| Your goal |
Give an exact transcription of every line, dropping the images.
──────
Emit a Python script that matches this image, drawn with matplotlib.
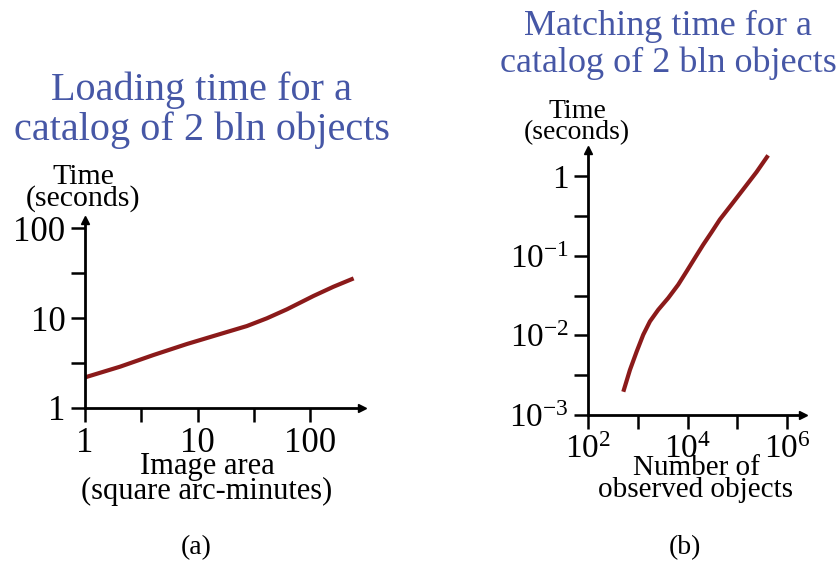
import numpy as np
import matplotlib
matplotlib.use("Agg")
import matplotlib.pyplot as plt

plt.rcParams['font.family'] = ['Liberation Serif', 'DejaVu Serif']
plt.rcParams['mathtext.fontset'] = 'custom'
plt.rcParams['mathtext.rm'] = 'Liberation Serif'
plt.rcParams['mathtext.it'] = 'Liberation Serif:italic'
plt.rcParams['mathtext.default'] = 'regular'

# ---- data ----
# (a) loading time vs image area
area = [1.0, 2.05, 4.05, 8.02, 15.85, 27.4, 41.2, 62.1, 107, 161, 243]
load_time = [2.19, 2.88, 3.88, 5.14, 6.64, 8.15, 9.93, 12.5, 17.6, 22.3, 27.6]
a_xticks = [1, 10, 100]
a_xticklabels = ["1", "10", "100"]
a_yticks = [1, 10, 100]
a_yticklabels = ["1", "10", "100"]

# (b) matching time vs number of observed objects
n_obj = [506, 689, 940, 1275, 1738, 2553, 4055, 6442, 9506, 13960, 20500,
         30200, 44360, 76300, 130600, 242700, 415000]
match_time = [0.00196, 0.00369, 0.00627, 0.0102, 0.0150, 0.0210, 0.0295, 0.0434,
              0.0638, 0.094, 0.138, 0.198, 0.286, 0.442, 0.683, 1.13, 1.83]
b_xticks = [1e2, 1e4, 1e6]
b_xticklabels = ["$10^2$", "$10^4$", "$10^6$"]
b_yticks = [1e-3, 1e-2, 1e-1, 1]
b_yticklabels = ["$10^{-3}$", "$10^{-2}$", "$10^{-1}$", "1"]

title_a = "Loading time for a\ncatalog of 2 bln objects"
title_b = "Matching time for a\ncatalog of 2 bln objects"
ylab = "Time\n(seconds)"
xlab_a = "Image area\n(square arc-minutes)"
xlab_b = "Number of\nobserved objects"

W, H = 837, 566
fig = plt.figure(figsize=(W / 100, H / 100), dpi=100)

line_color = "#8b1a1a"
title_color = "#4657a6"


def px_axes(x0, y_bottom, x1, y_top):
    return fig.add_axes([x0 / W, 1 - y_bottom / H, (x1 - x0) / W, (y_bottom - y_top) / H])


def style(ax, labelsize):
    for s in ("top", "right"):
        ax.spines[s].set_visible(False)
    for s in ("left", "bottom"):
        ax.spines[s].set_linewidth(2.0)
    ax.tick_params(which="both", direction="out", length=10, width=1.8,
                   labelsize=labelsize, pad=4)
    ax.plot(1, 0, ">", color="k", markersize=6, transform=ax.transAxes, clip_on=False)
    ax.plot(0, 1, "^", color="k", markersize=6, transform=ax.transAxes, clip_on=False)
    ax.patch.set_alpha(0)


def px(x, y):
    return x / W, 1 - y / H


# ---- panel (a) ----
axa = px_axes(85, 408, 362, 220)
axa.set_xscale("log")
axa.set_yscale("log")
axa.plot(area, load_time, color=line_color, lw=3, solid_capstyle="butt",
         solid_joinstyle="round")
axa.set_xlim(1, 10 ** 2.46)
axa.set_ylim(1, 10 ** 2.09)
axa.set_xticks(a_xticks)
axa.set_xticklabels(a_xticklabels)
axa.set_yticks(a_yticks)
axa.set_yticklabels(a_yticklabels)
axa.set_xticks([10 ** 0.5, 10 ** 1.5], minor=True)
axa.set_yticks([10 ** 0.5, 10 ** 1.5], minor=True)
axa.set_xticklabels([], minor=True)
axa.set_yticklabels([], minor=True)
style(axa, 25)

# ---- panel (b) ----
axb = px_axes(588.3, 415, 803, 150)
axb.set_xscale("log")
axb.set_yscale("log")
axb.plot(n_obj, match_time, color=line_color, lw=3, solid_capstyle="butt",
         solid_joinstyle="round")
axb.set_xlim(1e2, 10 ** 6.32)
axb.set_ylim(1e-3, 10 ** 0.33)
axb.set_xticks(b_xticks)
axb.set_xticklabels(b_xticklabels)
axb.set_yticks(b_yticks)
axb.set_yticklabels(b_yticklabels)
axb.set_xticks([1e3, 1e5], minor=True)
axb.set_yticks([10 ** -2.5, 10 ** -1.5, 10 ** -0.5], minor=True)
axb.set_xticklabels([], minor=True)
axb.set_yticklabels([], minor=True)
style(axb, 24)

# ---- texts ----
fig.text(*px(202, 110), title_a, color=title_color, fontsize=29, ha="center", va="center",
         linespacing=1.1)
fig.text(*px(668, 45), title_b, color=title_color, fontsize=26, ha="center", va="center",
         linespacing=1.15)
fig.text(*px(83, 188), ylab, fontsize=21.5, ha="center", va="center", linespacing=0.8)
fig.text(*px(577, 122), ylab, fontsize=20, ha="center", va="center", linespacing=0.8)
fig.text(*px(207, 479), xlab_a, fontsize=22, ha="center", va="center", linespacing=0.82)
fig.text(*px(696, 479), xlab_b, fontsize=21, ha="center", va="center", linespacing=0.82)
fig.text(*px(196, 548), "(a)", fontsize=20, ha="center", va="center")
fig.text(*px(685, 548), "(b)", fontsize=20, ha="center", va="center")

fig.savefig("out.png", dpi=100)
──────
| Exercise answer |
Emit a Python script that matches this image, drawn with matplotlib.
import numpy as np
import matplotlib
matplotlib.use("Agg")
import matplotlib.pyplot as plt

plt.rcParams['font.family'] = ['Liberation Serif', 'DejaVu Serif']
plt.rcParams['mathtext.fontset'] = 'custom'
plt.rcParams['mathtext.rm'] = 'Liberation Serif'
plt.rcParams['mathtext.it'] = 'Liberation Serif:italic'
plt.rcParams['mathtext.default'] = 'regular'

# ---- data ----
# (a) loading time vs image area
area = [1.0, 2.05, 4.05, 8.02, 15.85, 27.4, 41.2, 62.1, 107, 161, 243]
load_time = [2.19, 2.88, 3.88, 5.14, 6.64, 8.15, 9.93, 12.5, 17.6, 22.3, 27.6]
a_xticks = [1, 10, 100]
a_xticklabels = ["1", "10", "100"]
a_yticks = [1, 10, 100]
a_yticklabels = ["1", "10", "100"]

# (b) matching time vs number of observed objects
n_obj = [506, 689, 940, 1275, 1738, 2553, 4055, 6442, 9506, 13960, 20500,
         30200, 44360, 76300, 130600, 242700, 415000]
match_time = [0.00196, 0.00369, 0.00627, 0.0102, 0.0150, 0.0210, 0.0295, 0.0434,
              0.0638, 0.094, 0.138, 0.198, 0.286, 0.442, 0.683, 1.13, 1.83]
b_xticks = [1e2, 1e4, 1e6]
b_xticklabels = ["$10^2$", "$10^4$", "$10^6$"]
b_yticks = [1e-3, 1e-2, 1e-1, 1]
b_yticklabels = ["$10^{-3}$", "$10^{-2}$", "$10^{-1}$", "1"]

title_a = "Loading time for a\ncatalog of 2 bln objects"
title_b = "Matching time for a\ncatalog of 2 bln objects"
ylab = "Time\n(seconds)"
xlab_a = "Image area\n(square arc-minutes)"
xlab_b = "Number of\nobserved objects"

W, H = 837, 566
fig = plt.figure(figsize=(W / 100, H / 100), dpi=100)

line_color = "#8b1a1a"
title_color = "#4657a6"


def px_axes(x0, y_bottom, x1, y_top):
    return fig.add_axes([x0 / W, 1 - y_bottom / H, (x1 - x0) / W, (y_bottom - y_top) / H])


def style(ax, labelsize):
    for s in ("top", "right"):
        ax.spines[s].set_visible(False)
    for s in ("left", "bottom"):
        ax.spines[s].set_linewidth(2.0)
    ax.tick_params(which="both", direction="out", length=10, width=1.8,
                   labelsize=labelsize, pad=4)
    ax.plot(1, 0, ">", color="k", markersize=6, transform=ax.transAxes, clip_on=False)
    ax.plot(0, 1, "^", color="k", markersize=6, transform=ax.transAxes, clip_on=False)
    ax.patch.set_alpha(0)


def px(x, y):
    return x / W, 1 - y / H


# ---- panel (a) ----
axa = px_axes(85, 408, 362, 220)
axa.set_xscale("log")
axa.set_yscale("log")
axa.plot(area, load_time, color=line_color, lw=3, solid_capstyle="butt",
         solid_joinstyle="round")
axa.set_xlim(1, 10 ** 2.46)
axa.set_ylim(1, 10 ** 2.09)
axa.set_xticks(a_xticks)
axa.set_xticklabels(a_xticklabels)
axa.set_yticks(a_yticks)
axa.set_yticklabels(a_yticklabels)
axa.set_xticks([10 ** 0.5, 10 ** 1.5], minor=True)
axa.set_yticks([10 ** 0.5, 10 ** 1.5], minor=True)
axa.set_xticklabels([], minor=True)
axa.set_yticklabels([], minor=True)
style(axa, 25)

# ---- panel (b) ----
axb = px_axes(588.3, 415, 803, 150)
axb.set_xscale("log")
axb.set_yscale("log")
axb.plot(n_obj, match_time, color=line_color, lw=3, solid_capstyle="butt",
         solid_joinstyle="round")
axb.set_xlim(1e2, 10 ** 6.32)
axb.set_ylim(1e-3, 10 ** 0.33)
axb.set_xticks(b_xticks)
axb.set_xticklabels(b_xticklabels)
axb.set_yticks(b_yticks)
axb.set_yticklabels(b_yticklabels)
axb.set_xticks([1e3, 1e5], minor=True)
axb.set_yticks([10 ** -2.5, 10 ** -1.5, 10 ** -0.5], minor=True)
axb.set_xticklabels([], minor=True)
axb.set_yticklabels([], minor=True)
style(axb, 24)

# ---- texts ----
fig.text(*px(202, 110), title_a, color=title_color, fontsize=29, ha="center", va="center",
         linespacing=1.1)
fig.text(*px(668, 45), title_b, color=title_color, fontsize=26, ha="center", va="center",
         linespacing=1.15)
fig.text(*px(83, 188), ylab, fontsize=21.5, ha="center", va="center", linespacing=0.8)
fig.text(*px(577, 122), ylab, fontsize=20, ha="center", va="center", linespacing=0.8)
fig.text(*px(207, 479), xlab_a, fontsize=22, ha="center", va="center", linespacing=0.82)
fig.text(*px(696, 479), xlab_b, fontsize=21, ha="center", va="center", linespacing=0.82)
fig.text(*px(196, 548), "(a)", fontsize=20, ha="center", va="center")
fig.text(*px(685, 548), "(b)", fontsize=20, ha="center", va="center")

fig.savefig("out.png", dpi=100)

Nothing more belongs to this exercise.